Surge to require troops out of Afghanistan

No one except Bush believes that a "surge" in Iraq will significantly change anything (see article in Kevin Drum), but Bush needs to take aggressive action that will last the next two years so that he can claim that he didn't lose Iraq. He will leave that honor to his successor. So the conclusion is that tomorrow that he will announce an influx of troops into Iraq.

But where are they coming from? Well, in spite of the increase in Taliban activity in Afghanistan recently, at least one battalion of infantry is being pulled out of a critical area in Afghanistan. This from the Baltimore Sun:
As a last-ditch effort, President Bush is expected to announce this week the dispatch of thousands of additional troops to Iraq as a stopgap measure, an order that Pentagon officials say would strain the Army and Marine Corps as they struggle to man both wars.

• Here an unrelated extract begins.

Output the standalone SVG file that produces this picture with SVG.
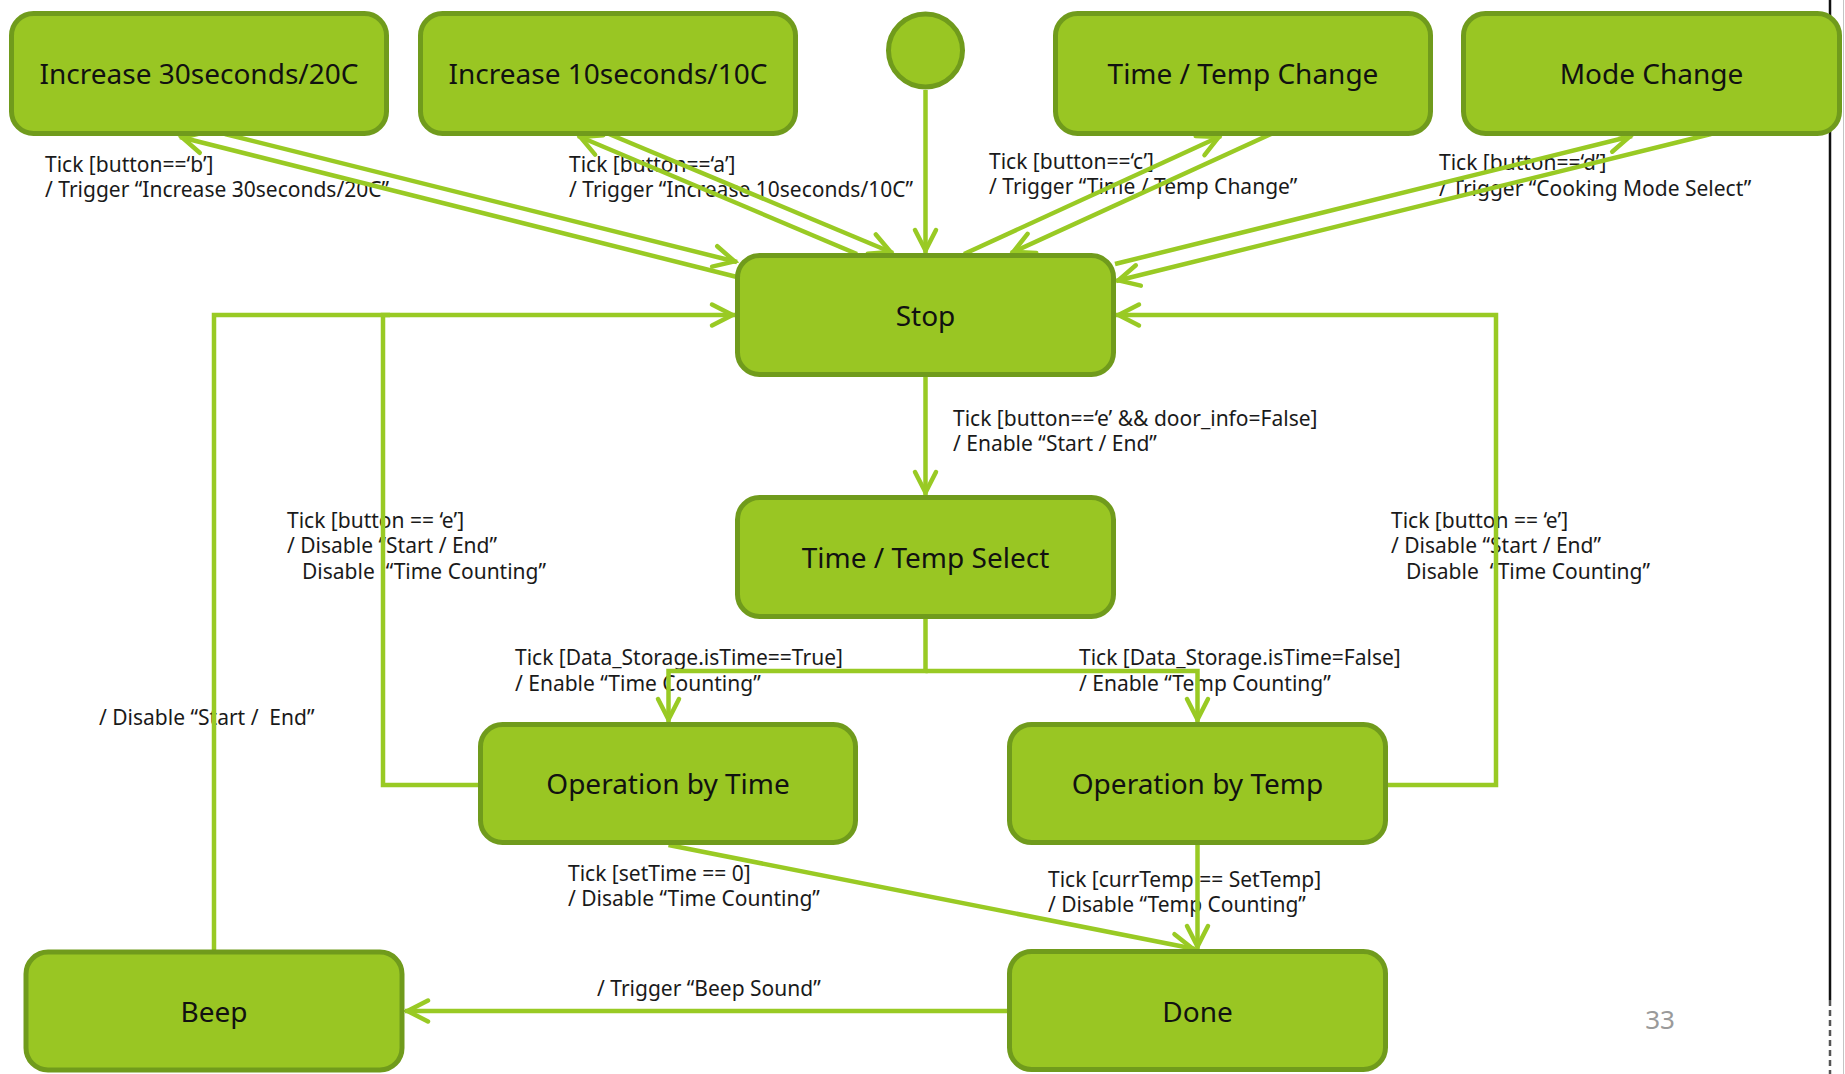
<svg xmlns="http://www.w3.org/2000/svg" width="1845" height="1074" viewBox="0 0 1845 1074">
  <style>
    .node rect, .node ellipse { fill: #99c623; stroke: #709b1c; stroke-width: 5; }
    .title { font-family: "Noto Sans", "Open Sans", sans-serif; font-size: 28px; fill: #111; text-anchor: middle; }
    .lbl { font-family: "Noto Sans", "Open Sans", sans-serif; font-size: 21px; fill: #1a1a1a; white-space: pre; }
    .edge { fill: none; stroke: #99ca24; stroke-width: 4.5; stroke-linejoin: miter; }
    .arr { marker-end: url(#arrow); }
  </style>
  <defs>
    <marker id="arrow" viewBox="-30 -16 34 32" markerWidth="34" markerHeight="32" refX="0" refY="0" orient="auto" markerUnits="userSpaceOnUse">
      <path d="M-23 -10.5 L-2.5 0 L-23 10.5" fill="none" stroke="#99ca24" stroke-width="4.5" stroke-linecap="round"/>
    </marker>
  </defs>

  <rect width="1845" height="1074" fill="#ffffff"/>

  <!-- page frame edge -->
  <g id="frame">
    <line x1="1830" y1="0" x2="1830" y2="1000" stroke="#111" stroke-width="2.5"/>
    <line x1="1830" y1="1000" x2="1830" y2="1074" stroke="#555" stroke-width="2.5" stroke-dasharray="6 4"/>
    <line x1="1843.5" y1="0" x2="1843.5" y2="1074" stroke="#c4c4c4" stroke-width="1"/>
  </g>

  <!-- transition labels -->
  <g id="labels">
    <text class="lbl"><tspan x="45" y="172">Tick [button==‘b’]</tspan><tspan x="45" y="197">/ Trigger “Increase 30seconds/20C”</tspan></text>

    <text class="lbl"><tspan x="569" y="172">Tick [button==‘a’]</tspan><tspan x="569" y="197">/ Trigger “Increase 10seconds/10C”</tspan></text>

    <text class="lbl"><tspan x="989" y="169">Tick [button==‘c’]</tspan><tspan x="989" y="194">/ Trigger “Time / Temp Change”</tspan></text>

    <text class="lbl"><tspan x="1439" y="170">Tick [button==‘d’]</tspan><tspan x="1439" y="196">/ Trigger “Cooking Mode Select”</tspan></text>

    <text class="lbl"><tspan x="953" y="426">Tick [button==‘e’ &amp;&amp; door_info=False]</tspan><tspan x="953" y="451">/ Enable “Start / End”</tspan></text>

    <text class="lbl"><tspan x="287" y="528">Tick [button == ‘e’]</tspan><tspan x="287" y="553">/ Disable “Start / End”</tspan><tspan x="302" y="579">Disable  “Time Counting”</tspan></text>

    <text class="lbl"><tspan x="1391" y="528">Tick [button == ‘e’]</tspan><tspan x="1391" y="553">/ Disable “Start / End”</tspan><tspan x="1406" y="579">Disable  “Time Counting”</tspan></text>

    <text class="lbl" x="99" y="725">/ Disable “Start /  End”</text>

    <text class="lbl"><tspan x="515" y="665">Tick [Data_Storage.isTime==True]</tspan><tspan x="515" y="691">/ Enable “Time Counting”</tspan></text>

    <text class="lbl"><tspan x="1079" y="665">Tick [Data_Storage.isTime=False]</tspan><tspan x="1079" y="691">/ Enable “Temp Counting”</tspan></text>

    <text class="lbl"><tspan x="568" y="881">Tick [setTime == 0]</tspan><tspan x="568" y="906">/ Disable “Time Counting”</tspan></text>

    <text class="lbl"><tspan x="1048" y="887">Tick [currTemp == SetTemp]</tspan><tspan x="1048" y="912">/ Disable “Temp Counting”</tspan></text>

    <text class="lbl" x="597" y="996">/ Trigger “Beep Sound”</text>
  </g>

  <!-- transitions -->
  <g id="connectors">
    <!-- Stop <-> Increase 30seconds/20C -->
    <path class="edge arr" d="M225 134 L737 262"/>
    <path class="edge arr" d="M737 277 L180 137"/>
    <!-- Stop <-> Increase 10seconds/10C -->
    <path class="edge arr" d="M609 134 L893 253"/>
    <path class="edge arr" d="M857 254 L578 136"/>
    <!-- initial -> Stop -->
    <path class="edge arr" d="M925.5 90 L925.5 253"/>
    <!-- Stop <-> Time / Temp Change -->
    <path class="edge arr" d="M964 254 L1221 136"/>
    <path class="edge arr" d="M1271 134 L1011 253"/>
    <!-- Stop <-> Mode Change -->
    <path class="edge arr" d="M1115 264 L1632 136"/>
    <path class="edge arr" d="M1711 134 L1116 281"/>
    <!-- Stop -> Time / Temp Select -->
    <path class="edge arr" d="M925.5 377 L925.5 495"/>
    <!-- Time / Temp Select -> operations -->
    <path class="edge arr" d="M925.5 619 V671 H668.5 V722"/>
    <path class="edge arr" d="M925.5 671 H1197.5 V722"/>
    <!-- operations back to Stop -->
    <path class="edge arr" d="M478 785 H383 V315 H735"/>
    <path class="edge arr" d="M1388 785 H1496 V315 H1116"/>
    <!-- Beep back to Stop -->
    <path class="edge" d="M214 950 V315 H390"/>
    <!-- operations -> Done -->
    <path class="edge arr" d="M668.5 845 L1195 949"/>
    <path class="edge arr" d="M1197.5 845 L1197.5 949"/>
    <!-- Done -> Beep -->
    <path class="edge arr" d="M1007 1011 H405"/>
  </g>

  <!-- states -->
  <g id="node-inc30" class="node">
    <rect x="11.5" y="13.5" width="375" height="120" rx="22"/>
    <text class="title" x="199" y="83.5">Increase 30seconds/20C</text>
  </g>
  <g id="node-inc10" class="node">
    <rect x="420.5" y="13.5" width="375" height="120" rx="22"/>
    <text class="title" x="608" y="83.5">Increase 10seconds/10C</text>
  </g>
  <g id="node-initial" class="node">
    <ellipse cx="925.5" cy="50.5" rx="37" ry="36.5"/>
  </g>
  <g id="node-ttchange" class="node">
    <rect x="1055.5" y="13.5" width="375" height="120" rx="22"/>
    <text class="title" x="1243" y="83.5">Time / Temp Change</text>
  </g>
  <g id="node-mode" class="node">
    <rect x="1463.5" y="13.5" width="376" height="120" rx="22"/>
    <text class="title" x="1651.5" y="83.5">Mode Change</text>
  </g>
  <g id="node-stop" class="node">
    <rect x="737.5" y="255.5" width="376" height="119" rx="22"/>
    <text class="title" x="925.5" y="325.5">Stop</text>
  </g>
  <g id="node-ttselect" class="node">
    <rect x="737.5" y="497.5" width="376" height="119" rx="22"/>
    <text class="title" x="925.5" y="567.5">Time / Temp Select</text>
  </g>
  <g id="node-optime" class="node">
    <rect x="480.5" y="724.5" width="375" height="118" rx="22"/>
    <text class="title" x="668" y="794">Operation by Time</text>
  </g>
  <g id="node-optemp" class="node">
    <rect x="1009.5" y="724.5" width="376" height="118" rx="22"/>
    <text class="title" x="1197.5" y="794">Operation by Temp</text>
  </g>
  <g id="node-beep" class="node">
    <rect x="26" y="952" width="376" height="118" rx="22"/>
    <text class="title" x="214" y="1021.5">Beep</text>
  </g>
  <g id="node-done" class="node">
    <rect x="1009.5" y="951.5" width="376" height="118" rx="22"/>
    <text class="title" x="1197.5" y="1021.5">Done</text>
  </g>

  <!-- page number -->
  <text x="1660" y="1029" font-family="Noto Sans, sans-serif" font-size="26" fill="#9a9a9a" text-anchor="middle">33</text>
</svg>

Already, a U.S. Army infantry battalion fighting in a critical area of eastern Afghanistan is due to be withdrawn within weeks in order to deploy to Iraq.

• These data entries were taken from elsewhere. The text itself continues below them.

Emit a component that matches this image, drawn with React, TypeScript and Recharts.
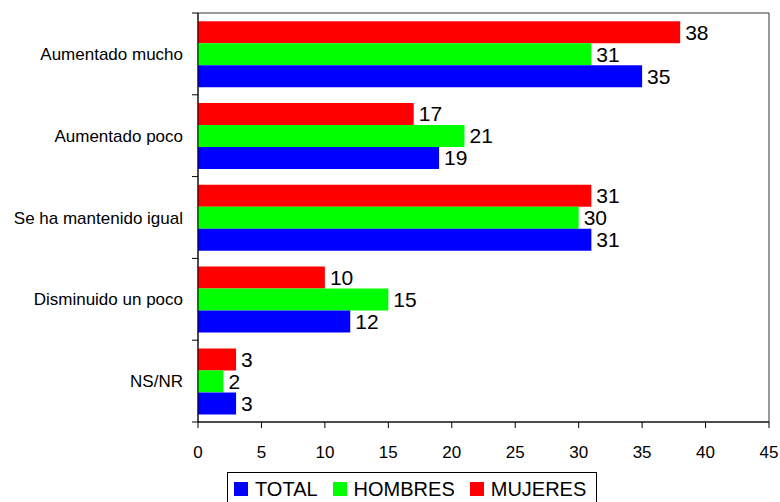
import { BarChart, Bar, XAxis, YAxis, LabelList, ReferenceArea } from "recharts";

if (typeof document !== "undefined") document.body.style.margin = "0";

const CATEGORIES = [
  "Aumentado mucho",
  "Aumentado poco",
  "Se ha mantenido igual",
  "Disminuido un poco",
  "NS/NR",
];
const TOTAL = [35, 19, 31, 12, 3];
const HOMBRES = [31, 21, 30, 15, 2];
const MUJERES = [38, 17, 31, 10, 3];
const X_TICKS = [0, 5, 10, 15, 20, 25, 30, 35, 40, 45];

const SERIES = [
  { key: "total", name: "TOTAL", color: "#0000ff" },
  { key: "hombres", name: "HOMBRES", color: "#00ff00" },
  { key: "mujeres", name: "MUJERES", color: "#ff0000" },
];

const data = CATEGORIES.map((c, i) => ({
  cat: c,
  total: TOTAL[i],
  hombres: HOMBRES[i],
  mujeres: MUJERES[i],
}));

const FONT = "'Liberation Sans', Arial, sans-serif";
const PLOT_TOP = 13;
const PLOT_H = 409;
const BAND = PLOT_H / CATEGORIES.length;

// category label plus a tick mark on the band boundary above it
function CatTick({ x, y, payload, index }: any) {
  return (
    <g>
      <line x1={x + 8} x2={x + 2} y1={y - BAND / 2} y2={y - BAND / 2} stroke="#000" />
      {index === CATEGORIES.length - 1 && (
        <line x1={x + 8} x2={x + 2} y1={y + BAND / 2} y2={y + BAND / 2} stroke="#000" />
      )}
      <text x={x - 7} y={y} dy={6} textAnchor="end" fontSize={17} fill="#000" fontFamily={FONT}>
        {payload.value}
      </text>
    </g>
  );
}

function LegendBox() {
  return (
    <div
      style={{
        position: "absolute",
        left: 227,
        top: 472,
        display: "flex",
        alignItems: "center",
        gap: 15,
        border: "1px solid #000",
        borderBottom: "none",
        padding: "3px 10px 0 6px",
        fontFamily: FONT,
        fontSize: 20,
        color: "#000",
        background: "#fff",
        height: 30,
        boxSizing: "border-box",
        whiteSpace: "nowrap",
      }}
    >
      {SERIES.map((s) => (
        <span key={s.key} style={{ display: "flex", alignItems: "center", gap: 7 }}>
          <span style={{ width: 14, height: 14, background: s.color, display: "inline-block" }} />
          {s.name}
        </span>
      ))}
    </div>
  );
}

export default function App() {
  // draw order top-to-bottom inside a group: MUJERES, HOMBRES, TOTAL
  const drawOrder = [SERIES[2], SERIES[1], SERIES[0]];
  return (
    <div style={{ width: 780, height: 502, background: "#fff", position: "relative", overflow: "hidden" }}>
      <BarChart
        width={780}
        height={502}
        data={data}
        layout="vertical"
        margin={{ top: PLOT_TOP, right: 11, left: 0, bottom: 0 }}
        barCategoryGap="10%"
        barGap={0}
      >
        <XAxis
          type="number"
          domain={[0, 45]}
          ticks={X_TICKS}
          interval={0}
          height={80}
          tick={{ fill: "#000", fontSize: 17, fontFamily: FONT }}
          tickLine={{ stroke: "#000" }}
          axisLine={{ stroke: "#000" }}
          tickSize={6}
          tickMargin={18}
        />
        <YAxis
          type="category"
          dataKey="cat"
          width={198}
          tick={<CatTick />}
          tickLine={false}
          axisLine={{ stroke: "#000" }}
          interval={0}
        />
        <ReferenceArea x1={0} x2={45} fill="none" stroke="#333" ifOverflow="visible" />
        {drawOrder.map((s) => (
          <Bar key={s.key} dataKey={s.key} name={s.name} fill={s.color} isAnimationActive={false}>
            <LabelList
              dataKey={s.key}
              position="right"
              offset={5}
              fill="#000"
              fontSize={21}
              fontFamily={FONT}
            />
          </Bar>
        ))}
      </BarChart>
      <LegendBox />
    </div>
  );
}
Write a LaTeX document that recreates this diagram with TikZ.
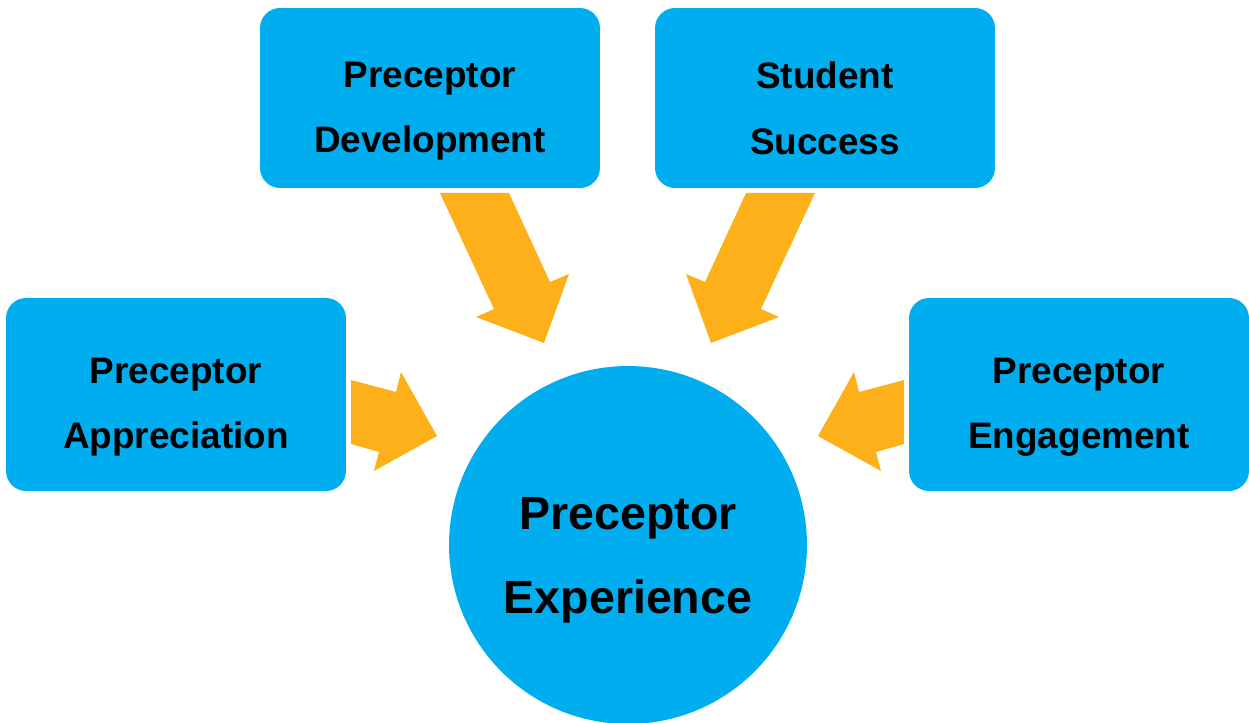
\documentclass[tikz,border=0pt]{standalone}
\usepackage{fontspec}
\setmainfont{Liberation Sans}
\usepackage{tikz}
\usetikzlibrary{positioning}
\definecolor{boxblue}{RGB}{0,174,239}
\definecolor{arroworange}{RGB}{253,176,26}
\tikzset{
	box/.style={fill=boxblue,rounded corners=0.4cm,minimum width=6.8cm,inner sep=0pt},
	boxtext/.style={align=center,inner sep=0pt,font=\fontsize{21}{37.3}\selectfont\bfseries},
	bigtext/.style={align=center,inner sep=0pt,font=\fontsize{26.5}{47.8}\selectfont\bfseries},
	blockarrow/.style={fill=arroworange}
}

\begin{document}
\begin{tikzpicture}[x=0.02cm,y=-0.02cm]
				\useasboundingbox (0,0) rectangle (1249,723);

				\node[box,minimum height=3.6cm](dev) at (430,98) {};
				\node[box,minimum height=3.6cm](succ) at (825,98) {};
				\node[box,minimum height=3.86cm](appr) at (176,394.5) {};
				\node[box,minimum height=3.86cm](eng) at (1079,394.5) {};
				\node[circle,fill=boxblue,minimum size=7.16cm,inner sep=0pt](exp) at (628,545) {};

				\node[boxtext,below=1.08cm of dev.north](devtext) {Preceptor\\Development};
				\node[boxtext,below=1.08cm of succ.north](succtext) {Student\\Success};
				\node[boxtext,below=1.2cm of appr.north](apprtext) {Preceptor\\Appreciation};
				\node[boxtext,below=1.2cm of eng.north](engtext) {Preceptor\\Engagement};
				\node[bigtext,below=2.62cm of exp.north](exptext) {Preceptor\\Experience};

				% block arrows pointing at the circle
				\fill[blockarrow] (440,193) -- (509,193) -- (550,282) -- (569,274) -- (544,343) -- (476,317) -- (494,309) -- cycle;
				\fill[blockarrow] (815,193) -- (746,193) -- (705,282) -- (686,274) -- (711,343) -- (779,317) -- (761,309) -- cycle;
				\fill[blockarrow] (351,380) -- (396,392) -- (401,372) -- (437,436) -- (374,471) -- (379,452) -- (351,444) -- cycle;
				\fill[blockarrow] (904,380) -- (859,392) -- (854,372) -- (818,436) -- (881,471) -- (876,452) -- (904,444) -- cycle;
\end{tikzpicture}
\end{document}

According to Army Brig. Gen. Anthony J. Tata and other senior U.S. commanders here, that will happen just as the Taliban is expected to unleash a major campaign to cut the vital road between Kabul and Kandahar. The official said the Taliban intend to seize Kandahar, Afghanistan's second-largest city and the place where the group was organized in the 1990s.

"We anticipate significant events there next spring," said Tata.

At stake, in both Iraq and Afghanistan, is the key U.S. strategic imperative of preventing al-Qaida and Taliban forces from establishing terrorist sanctuaries, as Afghanistan was in the late 1990s, when al-Qaida launched operations to bomb U.S. embassies and warships and eventually hatched the Sept. 11 plot.

"This could be a pivotal year" for U.S. and NATO forces in Afghanistan, Gen. James T. Conway, commandant of the Marine Corps, said in an interview after a recent series of briefings here. "I don't think they see that they are near defeat or anything. I just think they sense they are vulnerable to inroads being made" against what had been a relatively stable country.
OK, then. This is a pivotal year (according to the Commandant.) So what is the American strategy? We've got to make Bush look like he hasn't lost the war he started for no good reason, and we have to keep spending money and lives for two more years so that Bush and the conservatives can claim the next President "lost" Iraq.

Afghanistan? Not in the news, not important to Bush's ego.